Дьявол также берет на себя определенные обязательства, но формулируются они весьма туманно. Он обещает своим приверженцам всегда поддерживать их, выполнять их просьбы и даровать им счастье в загробной жизни. Не удивительно ли, что ведьмы выполняли свою часть договора в обмен на столь ненадежные посулы? И разве бесконечные процессы и казни не говорили о том, что владыка ада совершенно неспособен помочь своим верным слугам? Очень широко была распространена вера в то, что Сатана боится судей и редко отваживается проникнуть в тюрьму, решаясь на это лишь ради того, чтобы внушить заключенному мысль о самоубийстве.
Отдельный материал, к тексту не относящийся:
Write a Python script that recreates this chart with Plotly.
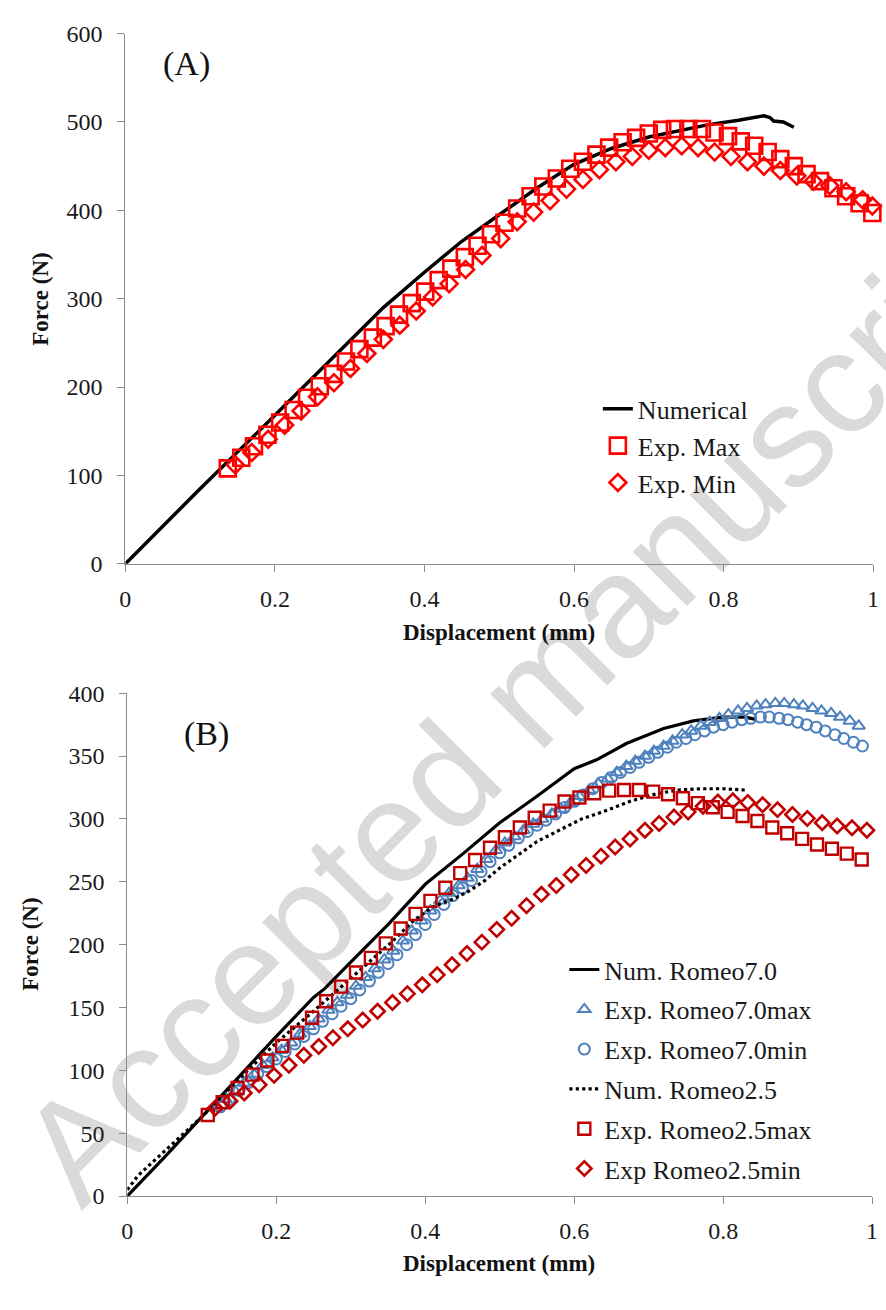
import plotly.graph_objects as go

# ---------------- Panel A data ----------------
numA_x = [0, 0.1, 0.2, 0.3, 0.345, 0.4, 0.45, 0.5, 0.55, 0.6, 0.65, 0.7, 0.75, 0.78, 0.82, 0.854, 0.862, 0.867, 0.88, 0.894]
numA_y = [0, 85, 168, 252, 290, 330, 365, 395, 425, 452, 470, 483, 492, 497, 502, 507, 505, 501, 500, 494]

maxA_x = [0.137, 0.155, 0.172, 0.190, 0.207, 0.225, 0.243, 0.260, 0.278, 0.295, 0.313, 0.331, 0.348, 0.366, 0.383,
          0.401, 0.419, 0.436, 0.454, 0.471, 0.489, 0.507, 0.524, 0.542, 0.559, 0.577, 0.595, 0.612, 0.630, 0.647,
          0.665, 0.683, 0.700, 0.718, 0.735, 0.753, 0.771, 0.788, 0.806, 0.823, 0.841, 0.859, 0.876, 0.894, 0.911,
          0.929, 0.947, 0.964, 0.982, 0.999]
maxA_y = [108, 120, 133, 146, 160, 174, 188, 201, 215, 229, 243, 256, 269, 282, 295,
          308, 321, 334, 347, 360, 373, 386, 402, 416, 427, 436, 447, 455, 463, 471,
          477, 482, 487, 491, 492, 492, 492, 488, 484, 478, 473, 466, 458, 450, 441,
          433, 425, 416, 408, 397]

minA_x = [0.147, 0.169, 0.191, 0.213, 0.235, 0.257, 0.279, 0.301, 0.323, 0.345, 0.367, 0.389, 0.411, 0.433, 0.455,
          0.477, 0.502, 0.524, 0.546, 0.568, 0.590, 0.612, 0.634, 0.656, 0.678, 0.700, 0.722, 0.744, 0.766, 0.788,
          0.810, 0.832, 0.854, 0.876, 0.898, 0.920, 0.942, 0.964, 0.986, 0.999]
minA_y = [112, 126, 141, 157, 173, 189, 205, 221, 238, 254, 270, 286, 302, 317, 333,
          349, 368, 387, 398, 411, 424, 435, 446, 455, 461, 468, 471, 473, 471, 466,
          461, 455, 450, 445, 439, 433, 428, 421, 412, 405]

# ---------------- Panel B data ----------------
num70_x = [0, 0.05, 0.1, 0.15, 0.2, 0.25, 0.265, 0.3, 0.35, 0.4, 0.45, 0.5, 0.55, 0.6, 0.63, 0.67, 0.72, 0.76, 0.8, 0.83, 0.845]
num70_y = [0, 31, 63, 95, 127, 158, 165, 186, 216, 248, 272, 297, 318, 340, 347, 360, 372, 378, 381, 381, 379]

max70_x = [0.120, 0.132, 0.145, 0.157, 0.170, 0.182, 0.195, 0.207, 0.220, 0.232, 0.245, 0.257, 0.270, 0.282,
           0.295, 0.307, 0.320, 0.332, 0.345, 0.357, 0.370, 0.382, 0.395, 0.407, 0.420, 0.432, 0.445, 0.457,
           0.470, 0.482, 0.495, 0.507, 0.520, 0.532, 0.545, 0.557, 0.570, 0.582, 0.595, 0.607, 0.620, 0.632,
           0.645, 0.657, 0.670, 0.682, 0.695, 0.707, 0.720, 0.732, 0.745, 0.757, 0.770, 0.782, 0.795, 0.807,
           0.820, 0.832, 0.845, 0.857, 0.870, 0.882, 0.895, 0.907, 0.920, 0.932, 0.945, 0.957, 0.970, 0.982]
max70_y = [70, 77, 83, 90, 97, 104, 110, 116, 122, 129, 135, 141, 148, 154,
           160, 167, 174, 181, 188, 195, 203, 211, 219, 227, 235, 241, 247, 253,
           260, 268, 275, 281, 286, 291, 296, 300, 304, 308, 313, 318, 323, 328,
           332, 337, 342, 346, 350, 354, 358, 362, 367, 370, 374, 377, 380, 383,
           386, 388, 390, 391, 392, 392, 391, 390, 388, 386, 384, 381, 378, 374]

min70_x = [0.125, 0.137, 0.150, 0.162, 0.175, 0.187, 0.200, 0.212, 0.225, 0.237, 0.250, 0.262, 0.275, 0.287,
           0.300, 0.312, 0.325, 0.337, 0.350, 0.362, 0.375, 0.387, 0.400, 0.412, 0.425, 0.437, 0.450, 0.462,
           0.475, 0.487, 0.500, 0.512, 0.525, 0.537, 0.550, 0.562, 0.575, 0.587, 0.600, 0.612, 0.625, 0.637,
           0.650, 0.662, 0.675, 0.687, 0.700, 0.712, 0.725, 0.737, 0.750, 0.762, 0.775, 0.787, 0.800, 0.812,
           0.825, 0.837, 0.850, 0.862, 0.875, 0.887, 0.900, 0.912, 0.925, 0.937, 0.950, 0.962, 0.975, 0.987]
min70_y = [71, 77, 84, 90, 97, 103, 109, 115, 121, 127, 133, 139, 145, 151,
           157, 164, 171, 178, 185, 192, 200, 208, 216, 224, 232, 239, 245, 251,
           258, 266, 273, 279, 285, 290, 295, 299, 304, 309, 314, 319, 324, 329,
           333, 337, 341, 345, 349, 353, 357, 361, 364, 367, 370, 373, 375, 377,
           379, 380, 381, 381, 380, 379, 377, 375, 373, 370, 367, 364, 361, 358]

num25_x = [0, 0.014, 0.023, 0.034, 0.045, 0.054, 0.063, 0.074, 0.085, 0.1, 0.15, 0.2, 0.25, 0.292, 0.353, 0.384,
           0.41, 0.44, 0.46, 0.48, 0.5, 0.55, 0.61, 0.64, 0.675, 0.71, 0.74, 0.77, 0.8, 0.83]
num25_y = [5, 16, 21, 27, 33, 38, 43, 49, 55, 63, 93, 122, 147, 169, 201, 219,
           230, 237, 243, 251, 261, 282, 300, 306, 314, 320, 323, 324, 324, 323]

max25_x = [0.108, 0.128, 0.148, 0.168, 0.188, 0.208, 0.228, 0.248, 0.267, 0.287, 0.307, 0.327, 0.347, 0.367, 0.387,
           0.407, 0.427, 0.447, 0.467, 0.487, 0.507, 0.527, 0.547, 0.567, 0.587, 0.607, 0.627, 0.647, 0.667, 0.687,
           0.706, 0.726, 0.746, 0.766, 0.786, 0.806, 0.826, 0.846, 0.866, 0.886, 0.906, 0.926, 0.946, 0.966, 0.986]
max25_y = [64.5, 74.6, 86, 96.6, 107.8, 119.5, 130, 141.8, 155, 166.6, 177.8, 189.5, 201, 212.8, 224.5,
           234.8, 245.2, 256.9, 267.3, 277.1, 285.4, 293.2, 301, 306.6, 313.9, 317, 320.4, 322.5, 323, 323,
           321.7, 319.6, 316.5, 312.6, 309.3, 305.6, 302.3, 298.4, 293.2, 288.6, 284.1, 279.7, 276.3, 272.4, 267.7]

min25_x = [0.118, 0.138, 0.157, 0.177, 0.197, 0.217, 0.237, 0.257, 0.276, 0.296, 0.316, 0.336, 0.356, 0.376, 0.396,
           0.416, 0.436, 0.456, 0.476, 0.496, 0.516, 0.536, 0.556, 0.576, 0.596, 0.616, 0.636, 0.655, 0.675, 0.695,
           0.714, 0.734, 0.753, 0.773, 0.793, 0.813, 0.833, 0.853, 0.873, 0.893, 0.913, 0.933, 0.953, 0.973, 0.993]
min25_y = [70, 75.5, 82, 88.5, 96, 104, 112, 119, 126, 133, 140, 147, 154, 161, 168,
           176, 184, 193, 202, 212, 221, 231, 240, 247, 255.6, 263, 270.4, 277.6, 284, 291,
           296.3, 301.5, 305.6, 310, 313.4, 314.4, 313, 311.3, 307.4, 303.5, 300.4, 297, 294.4, 293, 291]

x_ticks = [0, 0.2, 0.4, 0.6, 0.8, 1]
yA_ticks = [0, 100, 200, 300, 400, 500, 600]
yB_ticks = [0, 50, 100, 150, 200, 250, 300, 350, 400]

SERIF = "Liberation Serif, Times New Roman, serif"
RED = "#ff0000"
DRED = "#c00000"
BLUE = "#4f81bd"
AX = "#8c8c8c"
TXT = "#1a1a1a"

fig = go.Figure()

# Panel A
fig.add_trace(go.Scatter(x=numA_x, y=numA_y, mode="lines", name="Numerical",
                         line=dict(color="black", width=3.5), xaxis="x", yaxis="y",
                         legend="legend", legendgroup="a1"))
fig.add_trace(go.Scatter(x=maxA_x, y=maxA_y, mode="markers", name="Exp. Max",
                         marker=dict(symbol="square-open", size=16, color=RED, line=dict(color=RED, width=2.6)),
                         xaxis="x", yaxis="y", legend="legend", legendgroup="a2", cliponaxis=False))
fig.add_trace(go.Scatter(x=minA_x, y=minA_y, mode="markers", name="Exp. Min",
                         marker=dict(symbol="diamond-open", size=13, color=RED, line=dict(color=RED, width=2.6)),
                         xaxis="x", yaxis="y", legend="legend", legendgroup="a3", cliponaxis=False))

# Panel B
fig.add_trace(go.Scatter(x=num70_x, y=num70_y, mode="lines", name="Num. Romeo7.0",
                         line=dict(color="black", width=3.2), xaxis="x2", yaxis="y2",
                         legend="legend2", legendgroup="b1"))
fig.add_trace(go.Scatter(x=max70_x, y=max70_y, mode="markers", name="Exp. Romeo7.0max",
                         marker=dict(symbol="triangle-up-open", size=11, color=BLUE, line=dict(color=BLUE, width=2)),
                         xaxis="x2", yaxis="y2", legend="legend2", legendgroup="b2", cliponaxis=False))
fig.add_trace(go.Scatter(x=min70_x, y=min70_y, mode="markers", name="Exp. Romeo7.0min",
                         marker=dict(symbol="circle-open", size=11, color=BLUE, line=dict(color=BLUE, width=2)),
                         xaxis="x2", yaxis="y2", legend="legend2", legendgroup="b3", cliponaxis=False))
fig.add_trace(go.Scatter(x=num25_x, y=num25_y, mode="lines", name="Num. Romeo2.5",
                         line=dict(color="black", width=3.2, dash="dot"), xaxis="x2", yaxis="y2",
                         legend="legend2", legendgroup="b4"))
fig.add_trace(go.Scatter(x=max25_x, y=max25_y, mode="markers", name="Exp. Romeo2.5max",
                         marker=dict(symbol="square-open", size=12, color=DRED, line=dict(color=DRED, width=2.4)),
                         xaxis="x2", yaxis="y2", legend="legend2", legendgroup="b5", cliponaxis=False))
fig.add_trace(go.Scatter(x=min25_x, y=min25_y, mode="markers", name="Exp Romeo2.5min",
                         marker=dict(symbol="diamond-open", size=11, color=DRED, line=dict(color=DRED, width=2.6)),
                         xaxis="x2", yaxis="y2", legend="legend2", legendgroup="b6", cliponaxis=False))

axis_common = dict(showline=True, linecolor=AX, linewidth=1.3, ticks="outside", ticklen=7,
                   tickcolor=AX, tickwidth=1.3, showgrid=False, zeroline=False,
                   tickfont=dict(family=SERIF, size=24, color=TXT))

W, H = 886, 1310
fig.update_layout(
    width=W, height=H, margin=dict(l=0, r=0, t=0, b=0),
    paper_bgcolor="white", plot_bgcolor="rgba(0,0,0,0)",
    xaxis=dict(domain=[121 / W, 879 / W], range=[0, 1], tickvals=x_ticks, anchor="y",
               ticklabelstandoff=6, **axis_common),
    yaxis=dict(domain=[1 - 562 / H, 1 - 21 / H], range=[0, 600], tickvals=yA_ticks, anchor="x",
               ticklabelstandoff=10, **axis_common),
    xaxis2=dict(domain=[123 / W, 878 / W], range=[0, 1], tickvals=x_ticks, anchor="y2",
                ticklabelstandoff=6, **axis_common),
    yaxis2=dict(domain=[1 - 1207 / H, 1 - 694 / H], range=[0, 400], tickvals=yB_ticks, anchor="x2",
                ticklabelstandoff=10, **axis_common),
    legend=dict(x=600 / W, y=1 - 380 / H, xanchor="left", yanchor="top", bgcolor="rgba(0,0,0,0)",
                font=dict(family=SERIF, size=26, color=TXT), tracegroupgap=0, traceorder="grouped"),
    legend2=dict(x=566 / W, y=1 - 952 / H, xanchor="left", yanchor="top", bgcolor="rgba(0,0,0,0)",
                 font=dict(family=SERIF, size=26, color=TXT), tracegroupgap=3, traceorder="grouped"),
    showlegend=True,
)


def add_text(text, px, py, size, angle=0):
    fig.add_annotation(text=text, x=px / W, y=1 - py / H, xref="paper", yref="paper",
                       xanchor="center", yanchor="middle", showarrow=False, textangle=angle,
                       font=dict(family=SERIF, size=size, color="#111111"))


add_text("(A)", 183, 52, 34)
add_text("(B)", 203, 736, 34)
add_text("<b>Force (N)</b>", 35, 292, 23, -90)
add_text("<b>Force (N)</b>", 24, 950, 23, -90)
add_text("<b>Displacement (mm)</b>", 500, 632, 23)
add_text("<b>Displacement (mm)</b>", 500, 1276, 23)

# watermark behind the data
cx, cy = 516 / W, 1 - 688 / H
fig.add_shape(type="rect", xref="paper", yref="paper", x0=cx - 0.3, x1=cx + 0.3, y0=cy - 0.2, y1=cy + 0.2,
              layer="below", line=dict(width=0), fillcolor="rgba(0,0,0,0)",
              label=dict(text="Accepted manuscript", textangle=-45, textposition="middle center",
                         font=dict(family="Liberation Sans, Arial, sans-serif", size=145, color="#dadada")))

fig.write_html("out.html")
Даже самый темный простолюдин должен был понимать, что дьявол не держит своих обещаний и даже не считает себя обязанным их выполнять.
Точно так же и судьи с чистой совестью давали обвиняемым лживые клятвы. Суля им  свободу, они - скромно умалчивая об этом - подразумевали освобождение от уз бренной плоти, а обещая построить новый дом, имели в виду не что иное как костер. Такие обещания считались благодетельными, и прибегать к ним рекомендовали самые высокообразованные и знаменитые юристы. Жан Боден, перу которого, между прочим, принадлежит великолепный трактат "Шесть книг о республике", в другой своей книге, "О демономании ведьм", писал, что "лгать во спасение невинных жизней - добродетельно, необходимо и достойно похвалы, а говорить правду, которая может уничтожить их, - предосудительно".